Find every line with the word "draw" and give their count, nothing else.
►
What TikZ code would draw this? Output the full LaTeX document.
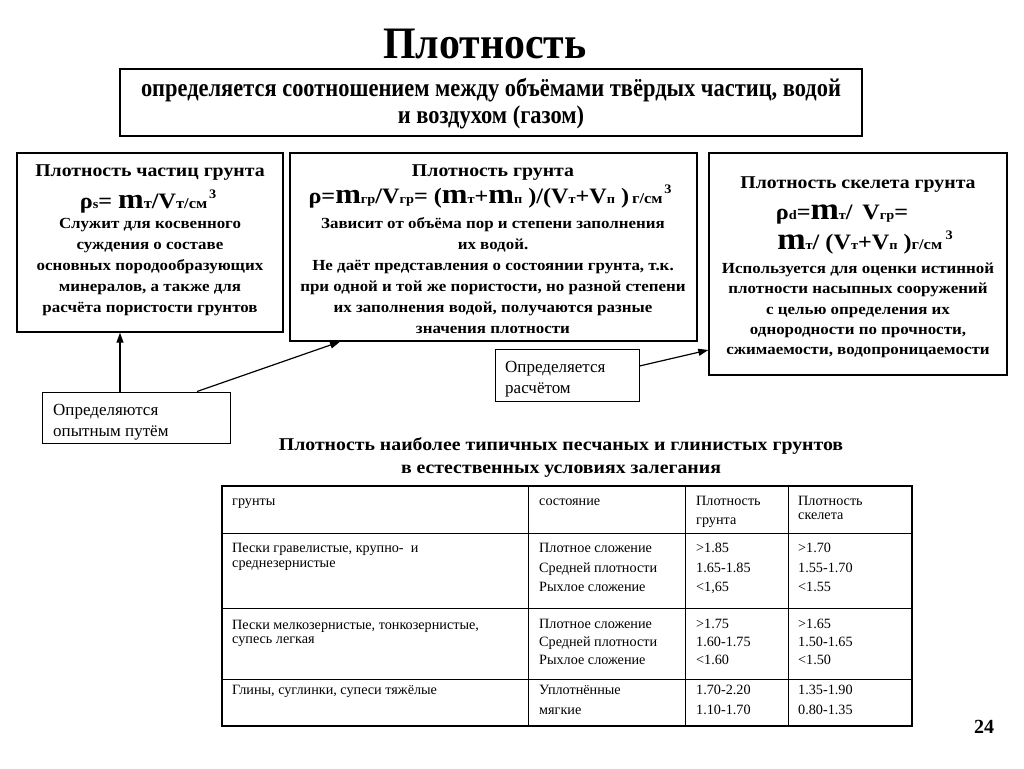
\documentclass[tikz,border=0pt]{standalone}
\usepackage{fontspec}
\setmainfont{Liberation Serif}
\newfontfamily\widef[FakeStretch=1.1]{Liberation Serif}
\newfontfamily\condf[FakeStretch=0.88]{Liberation Serif}
\newfontfamily\titlef[FakeStretch=0.93]{Liberation Serif}
\usetikzlibrary{arrows.meta}
\newcommand\fb[1]{{\fontsize{22}{22}\selectfont #1}}
\newcommand\fm[1]{{\fontsize{28}{28}\selectfont #1}}
\newcommand\fmm[1]{{\fontsize{31}{31}\selectfont #1}}
\newcommand\fs[1]{{\fontsize{13}{13}\selectfont #1}}
\newcommand\fu[1]{{\fontsize{15}{15}\selectfont #1}}
\newcommand\supthree{\raisebox{10pt}{\fontsize{13}{13}\selectfont 3}}
\begin{document}
\begin{tikzpicture}[x=1pt,y=-1pt,
 box/.style={draw, line width=1.4pt, inner sep=0pt},
 sbox/.style={draw, line width=1pt, inner sep=0pt},
 hd/.style={font=\widef\bfseries\fontsize{18}{18}\selectfont, inner sep=0pt},
 fml/.style={font=\widef\bfseries, inner sep=0pt},
 bd/.style={font=\widef\bfseries\fontsize{15.4}{21}\selectfont, align=center, inner sep=0pt},
 tt/.style={font=\fontsize{14.2}{14.2}\selectfont, anchor=base west, inner sep=0pt},
 st/.style={font=\fontsize{17}{17}\selectfont, anchor=base west, inner sep=0pt},
 arr/.style={-{Triangle[length=10pt,width=7pt]}, line width=1.2pt},
 grid/.style={line width=0.9pt}
]
\useasboundingbox (0,0) rectangle (1024,768);
\fill[white] (0,0) rectangle (1024,768);

\node[inner sep=0pt, font=\titlef\bfseries\fontsize{45}{45}\selectfont] (title) at (485,44) {Плотность};

\node[box, minimum width=742pt, minimum height=67pt] (top) at (491,102.5) {};
\node[inner sep=0pt, align=center, font=\condf\bfseries\fontsize{25.5}{27}\selectfont] (toptext) at (491,103.5)
 {определяется соотношением между объёмами твёрдых частиц, водой\\и воздухом (газом)};

% three boxes
\node[box, minimum width=266pt, minimum height=179pt] (bl) at (150,242.5) {};
\node[box, minimum width=407pt, minimum height=188pt] (bm) at (493.5,247) {};
\node[box, minimum width=298pt, minimum height=222pt] (br) at (858,264) {};

% left box
\node[hd] (blh) at (150,173) {Плотность частиц грунта};
\node[fml] (blf) at (148,202) {\fb{ρ}\fs{s}\fb{= }\fm{m}\fu{т}\fb{/V}\fu{т/см}\,\supthree};
\node[bd] (blb) at (150,267.5) {Служит для косвенного\\суждения о составе\\основных породообразующих\\минералов, а также для\\расчёта пористости грунтов};

% middle box
\node[hd] (bmh) at (493,173) {Плотность грунта};
\node[fml] (bmf) at (490,197) {\fb{ρ=}\fm{m}\fs{гр}\fb{/V}\fs{гр}\fb{= (}\fm{m}\fs{т}\fb{+}\fm{m}\fs{п}\fb{ )/(V}\fs{т}\fb{+V}\fs{п}\fb{ )} \fu{г/см}\,\supthree};
\node[bd] (bmb) at (493,275.5) {Зависит от объёма пор и степени заполнения\\их водой.\\Не даёт представления о состоянии грунта, т.к.\\при одной и той же пористости, но разной степени\\их заполнения водой, получаются разные\\значения плотности};

% right box
\node[hd] (brh) at (858,185) {Плотность скелета грунта};
\node[fml] (brf1) at (842,215) {\fb{ρ}\fs{d}\fb{=}\fmm{m}\fs{т}\fb{/\, V}\fs{гр}\fb{=}};
\node[fml] (brf2) at (865,243) {\fmm{m}\fs{т}\fb{/ (V}\fs{т}\fb{+V}\fs{п}\fb{ )}\fu{г/см}\,\,\supthree};
\node[bd, font=\widef\bfseries\fontsize{15.4}{20.2}\selectfont] (brb) at (858,310.5) {Используется для оценки истинной\\плотности насыпных  сооружений\\с целью определения их\\однородности по прочности,\\сжимаемости, водопроницаемости};

% small boxes
\node[sbox, minimum width=188pt, minimum height=51pt] (sl) at (136,417.5) {};
\node[st] (slt1) at (53,415) {Определяются};
\node[st] (slt2) at (53,436) {опытным путём};
\node[sbox, minimum width=144pt, minimum height=52pt] (sr) at (567,375) {};
\node[st] (srt1) at (505,372) {Определяется};
\node[st] (srt2) at (505,393) {расчётом};

% arrows
\draw[arr] ([xshift=-30pt]bl.south |- sl.north) -- ([xshift=-30pt]bl.south);
\draw[arr] ([xshift=61pt]sl.north) -- ([xshift=-153.5pt]bm.south);
\draw[arr] ([yshift=9pt]sr.east) -- ([yshift=-86pt]br.west);

% table title
\node[inner sep=0pt, align=center, font=\widef\bfseries\fontsize{18}{23}\selectfont] (ttl) at (561,457.5) {Плотность наиболее типичных песчаных и глинистых грунтов\\в естественных условиях залегания};

% table
\draw[line width=1.3pt] (222,486) rectangle (912,726);
\draw[grid] (528,486) -- (528,726) (685,486) -- (685,726) (788,486) -- (788,726);
\draw[grid] (222,533) -- (912,533) (222,608) -- (912,608) (222,679) -- (912,679);

\node[tt] (h1) at (232,505) {грунты};
\node[tt] (h2) at (539,505) {состояние};
\node[tt] (h3a) at (696,505) {Плотность};
\node[tt] (h3b) at (696,524) {грунта};
\node[tt] (h4a) at (798,505) {Плотность};
\node[tt] (h4b) at (798,519) {скелета};

\node[tt] (r1a) at (232,552) {Пески гравелистые, крупно-\ \ и};
\node[tt] (r1b) at (232,567) {среднезернистые};
\node[tt] (r1c1) at (539,552) {Плотное сложение};
\node[tt] (r1c2) at (539,572) {Средней плотности};
\node[tt] (r1c3) at (539,591) {Рыхлое сложение};
\node[tt] (r1d1) at (696,552) {>1.85};
\node[tt] (r1d2) at (696,572) {1.65-1.85};
\node[tt] (r1d3) at (696,591) {<1,65};
\node[tt] (r1e1) at (798,552) {>1.70};
\node[tt] (r1e2) at (798,572) {1.55-1.70};
\node[tt] (r1e3) at (798,591) {<1.55};

\node[tt] (r2a) at (232,629) {Пески мелкозернистые, тонкозернистые,};
\node[tt] (r2b) at (232,643) {супесь легкая};
\node[tt] (r2c1) at (539,628) {Плотное сложение};
\node[tt] (r2c2) at (539,646) {Средней плотности};
\node[tt] (r2c3) at (539,664) {Рыхлое сложение};
\node[tt] (r2d1) at (696,628) {>1.75};
\node[tt] (r2d2) at (696,646) {1.60-1.75};
\node[tt] (r2d3) at (696,664) {<1.60};
\node[tt] (r2e1) at (798,628) {>1.65};
\node[tt] (r2e2) at (798,646) {1.50-1.65};
\node[tt] (r2e3) at (798,664) {<1.50};

\node[tt] (r3a) at (232,694) {Глины, суглинки, супеси тяжёлые};
\node[tt] (r3c1) at (539,694) {Уплотнённые};
\node[tt] (r3c2) at (539,714) {мягкие};
\node[tt] (r3d1) at (696,694) {1.70-2.20};
\node[tt] (r3d2) at (696,714) {1.10-1.70};
\node[tt] (r3e1) at (798,694) {1.35-1.90};
\node[tt] (r3e2) at (798,714) {0.80-1.35};

\node[inner sep=0pt, font=\bfseries\fontsize{20}{20}\selectfont] (pg) at (984,727) {24};
\end{tikzpicture}
\end{document}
◄
Reply to the exercise:
9